Here the substantive evil to be eliminated is interference with impartial adjudication. To determine what interferences may be made the basis for contempt tenders precisely the same kind of issues as that to which the “clear and present danger” test gives rise. “It is a question of proximity and degree.” Schenck v. United States, supra at 52. And this, according to Mr. Justice Brandeis “is a rule of reason . . . Like many other rules for human conduct, it can be applied correctly only by the exercise of good judgment.” Schaefer v. United States, 251 U.S. 466, 482-83. Has California’s judgment here undermined liberties protected by the Constitution? In common with other questions of degree, this is to be solved not by shorthand phrases but by consideration of the circumstances of the particular case. One cannot yell “Fire” in a crowded theater; police officers cannot turn their questioning into an instrument of mental oppression. Chambers v. Florida, 309 U.S. 227.
If a rule of state law is not confined to the evil which may be dealt with but places an indiscriminate ban on public expression that operates as an overhanging threat to free discussion, it must fall without regard to the facts of the particular case. This is true whether the rule of law be declared in a statute or in a decision of a court. Thornhill v. Alabama, 310 U.S. 88; Cantwell v. Connecticut, 310 U.S. 296. In the cases before us there was no blanket or dragnet prohibition of utterance affecting courts. Freedom to criticize their work, to assail generally *297 the institution of courts, to report and comment on matters in litigation but not to subvert the process of deciding — all this freedom was respected. Only the state’s interest in calm and orderly decisions, which represented also the constitutional right of the parties, led it to condemn coercive utterances directed towards a pending proceeding. California, speaking through its courts, acted because of their conclusion that such utterances undermined the conditions necessary for fair adjudication.

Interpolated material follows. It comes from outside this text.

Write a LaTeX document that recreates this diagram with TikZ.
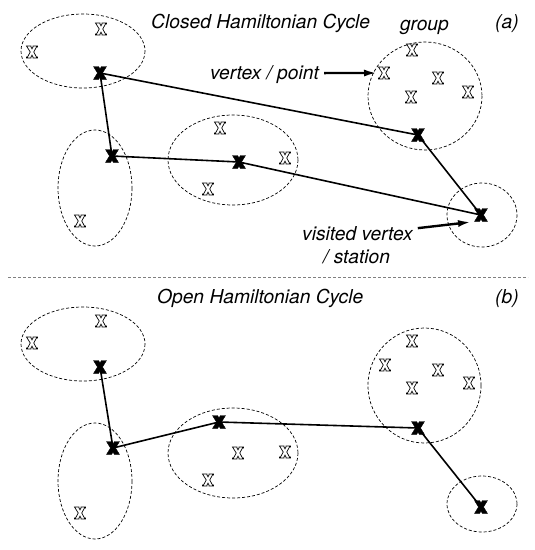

It is suggested that threats, by discussion, to untrammeled decisions by courts are the most natural expressions when public feeling runs highest. But it does not follow that states are left powerless to prevent their courts from being subverted by outside pressure when the need for impartiality and fair proceeding is greatest. To say that the framers of the Constitution sanctified veiled violence through coercive speech directed against those charged with adjudication is not merely to make violence an ingredient of justice; it mocks the very ideal of justice by respecting its forms while stultifying its uncontaminated exercise.
We turn to the specific cases before us:
The earliest editorial involved in No. 3, “Sit-strikers Convicted,” commented upon a case the day after a jury had returned a verdict and the day before the trial judge was to pronounce sentence and hear motions for a new trial and applications for probation. On its face the editorial merely expressed exulting approval of the verdict, a completed action of the court, and there is nothing in the record to give it additional significance. The same is true of the second editorial, “Fall of an Ex-Queen,” which luridly draws a moral from a verdict of guilty in a sordid trial and which was published eight days prior to the day set for imposing sentence. In both instances imposition of sentences was immediately pending at the time of publication, but in neither case was there any declaration, *298 direct or sly, in regard to this. As the special guardian of the Bill of Rights, this Court is under the heaviest responsibility to safeguard the liberties guaranteed from any encroachment, however astutely disguised. The Due Process Clause of the Fourteenth Amendment protects the right to comment on a judicial proceeding, so long as this is not done in a manner interfering with the impartial disposition of a litigation. There is no indication that more was done in these editorials; they were not close threats to the judicial function which a state should be able to restrain. We agree that the judgment of the state court in this regard should not stand.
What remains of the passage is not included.